L'exhaltation perd les meilleurs d'entre nous qui veulent bien faire, qui croient mieux faire. Après le beau temps vient la pluie et l'activation enflammée dégonfle les ballons. Que guident les leaders ! Mais qu'ils sachent monter le bivouac avant de se brûler les ailes. Le volontarisme n'a pas bonne presse alors on le défend. Quand par périodes, on lui tresse des lauriers, on tente de le tempérer. La passion se passionne et la fatigue l'oblige fort heureusement pour lui éviter le chaos. Lorsqu'elle échoue, les meilleures intentions et les plus joyeux des feux finissent en cendres inutiles, pas même humus. A trop vouloir, les dieux se meurent.

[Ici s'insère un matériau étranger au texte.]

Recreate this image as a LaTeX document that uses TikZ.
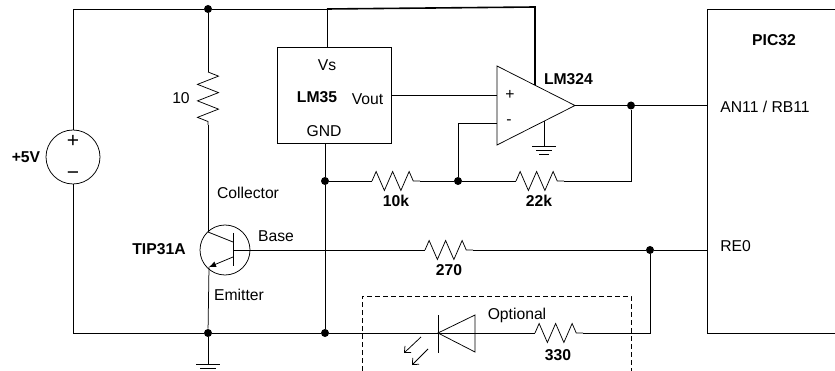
\documentclass[tikz,border=0pt]{standalone}
\usepackage{fontspec}
\setmainfont{Liberation Sans}
\usetikzlibrary{arrows.meta,positioning,decorations.pathmorphing}
\tikzset{
  lbl/.style={inner sep=0pt, font=\fontsize{15.7}{18}\selectfont},
  blbl/.style={inner sep=0pt, font=\fontsize{15.7}{18}\selectfont\bfseries},
  pol/.style={inner sep=0pt, font=\fontsize{21}{22}\selectfont},
  dot/.style={circle, fill=black, inner sep=0pt, minimum size=8pt},
  res/.style={decorate, decoration={zigzag, segment length=16.5pt, amplitude=9.5pt}},
  gnd/.pic={
    \draw (-12,0) -- (12,0);
    \draw (-8,4) -- (8,4);
    \draw (-5,8) -- (5,8);
  }
}
\begin{document}
\begin{tikzpicture}[x=1pt, y=-1pt, line width=0.75pt]
\useasboundingbox (0,0) rectangle (835,371);

\node[circle, draw, inner sep=0pt, minimum size=54pt] (src) at (73,157) {};
\node[pol] (srcp) at (73,141) {+};
\node[pol] (srcm) at (73,176) {\textminus};
\node[blbl] (srcv) at (26,157) {+5V};

\node[dot] (top) at (208,9) {};
\coordinate (topl) at (73,9);
\coordinate (topm) at (327,9);
\coordinate (topr) at (535,7);
\coordinate (r1a) at (208,72);
\coordinate (r1b) at (208,125);
\node[lbl] (r1t) at (181,98) {10};

\node[draw, minimum width=114pt, minimum height=96pt, inner sep=0pt] (lm35) at (334,95) {};
\node[lbl] (vs) at (327,65) {Vs};
\node[blbl] (lm35t) at (317,97) {LM35};
\node[lbl] (vout) at (367.5,99) {Vout};
\node[lbl] (gnd35) at (324,131) {GND};

\coordinate (oa1) at (497,66);
\coordinate (oa2) at (497,145);
\coordinate (oa3) at (575,105.5);
\coordinate (oap) at (497,95);
\coordinate (oam) at (497,123);
\coordinate (oav) at (535,85);
\coordinate (oag) at (544,121);
\coordinate (g2) at (544,146.5);
\node[lbl] (plus) at (510,95) {+};
\node[lbl] (minus) at (509,122) {-};
\node[blbl] (lm324) at (568.5,79) {LM324};

\node[dot] (d1) at (325,181) {};
\node[dot] (d2) at (458,181) {};
\node[dot] (d3) at (631,105.5) {};
\coordinate (c3) at (631,181);
\coordinate (r2a) at (372,181);
\coordinate (r2b) at (420,181);
\coordinate (r3a) at (516,181);
\coordinate (r3b) at (564,181);
\node[blbl] (r2t) at (396,201) {10k};
\node[blbl] (r3t) at (539,201) {22k};

\node[draw, minimum width=200pt, minimum height=324pt, inner sep=0pt] (picbox) at (807,171) {};
\node[blbl] (pict) at (774,40) {PIC32};
\node[lbl, anchor=west] (an11) at (720,107) {AN11 / RB11};
\node[lbl, anchor=west] (re0) at (720,246) {RE0};
\coordinate (pa) at (707,105.5);
\coordinate (pb) at (707,250);

\node[circle, draw, inner sep=0pt, minimum size=50pt] (q) at (225,250) {};
\coordinate (qb) at (233,250);
\coordinate (qbt) at (233,233);
\coordinate (qbb) at (233,266);
\coordinate (qc) at (208,232);
\coordinate (qci) at (233,242);
\coordinate (qe) at (209,267);
\coordinate (qei) at (233,257);
\node[blbl] (qt) at (159,249) {TIP31A};
\node[lbl] (qct) at (248,193) {Collector};
\node[lbl] (qbl) at (276,236) {Base};
\node[lbl] (qet) at (239,295) {Emitter};

\coordinate (r4a) at (425,250);
\coordinate (r4b) at (473,250);
\node[blbl] (r4t) at (449,270) {270};
\node[dot] (d4) at (650,250) {};

\node[dot] (d5) at (208,333) {};
\node[dot] (d6) at (325,333) {};
\coordinate (botl) at (73,333);
\coordinate (g1) at (208,364);

\coordinate (la) at (438,333);
\coordinate (lt) at (438,315);
\coordinate (lb) at (438,353);
\coordinate (lc) at (475,333);
\coordinate (lc1) at (475,315);
\coordinate (lc2) at (475,352);
\coordinate (r5a) at (535,333);
\coordinate (r5b) at (583,333);
\coordinate (c4) at (650,333);
\node[lbl] (opt) at (517,315) {Optional};
\node[blbl] (r5t) at (558,355) {330};

\coordinate (b1) at (362,371);
\coordinate (b2) at (362,296);
\coordinate (b3) at (631,296);
\coordinate (b4) at (631,371);
\coordinate (e1a) at (421,337);
\coordinate (e1b) at (404,353);
\coordinate (e2a) at (428,349);
\coordinate (e2b) at (412,365);

\draw (src) -- (topl) -- (top) -- (topm);
\draw[line width=1.6pt] (topm) -- (topr) -- (oav);
\draw (top) -- (r1a);
\draw[res, decoration={amplitude=10.5pt}] (r1a) -- (r1b);
\draw (r1b) -- (qc);
\draw (topm) -- (topm |- lm35.north);
\draw (src) -- (botl) -- (d5) -- (d6) -- (la);
\draw (d5) -- (qe);
\draw (d5) -- (g1);
\pic at (g1) {gnd};

\draw (oa1) -- (oa2) -- (oa3) -- cycle;
\draw (lm35.east |- oap) -- (oap);
\draw (oam) -- (d2 |- oam) -- (d2);
\draw (oag) -- (g2);
\pic at (g2) {gnd};
\draw (oa3) -- (d3) -- (pa);
\draw (d3) -- (c3) -- (r3b);
\draw[res] (r3a) -- (r3b);
\draw (r3a) -- (d2) -- (r2b);
\draw[res] (r2a) -- (r2b);
\draw (r2a) -- (d1);
\draw (d1 |- lm35.south) -- (d1) -- (d6);

\draw (qbt) -- (qbb);
\draw (qc) -- (qci);
\draw[-{Latex[length=7pt,width=6pt]}] (qei) -- (qe);
\draw (qb) -- (r4a);
\draw[res] (r4a) -- (r4b);
\draw (r4b) -- (d4) -- (pb);

\draw (la) -- (lc);
\draw (lt) -- (lb);
\draw (lc1) -- (lc2) -- (la) -- cycle;
\draw (lc) -- (r5a);
\draw[res] (r5a) -- (r5b);
\draw (r5b) -- (c4) -- (d4);
\draw[-{Straight Barb[length=5pt,width=9pt]}] (e1a) -- (e1b);
\draw[-{Straight Barb[length=5pt,width=9pt]}] (e2a) -- (e2b);
\draw[dashed, dash pattern=on 5pt off 3pt] (b1) -- (b2) -- (b3) -- (b4);
\end{tikzpicture}
\end{document}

La photo a plus de puissance que le film. Figée, elle appuie sur mille déclencheurs dans nos esprits féconds, elle nous fait filmer à l'intérieur. Les images en cascade, énervées, veulent trop nous en dire pour nous atteindre, elles nous étourdissent et groggy, nous en sortons ignares. Objet immobile, tu nous contes notre histoire !
La cruche est à sa place et nous désaltère. Elle laisse les danses de Saint-Guy à des boissons publicitaires qui n'offrent que de l'instant sitôt évanoui. La cruche dure de ne point chercher d'effet. Humble et silencieuse, elle fait sans rien faire.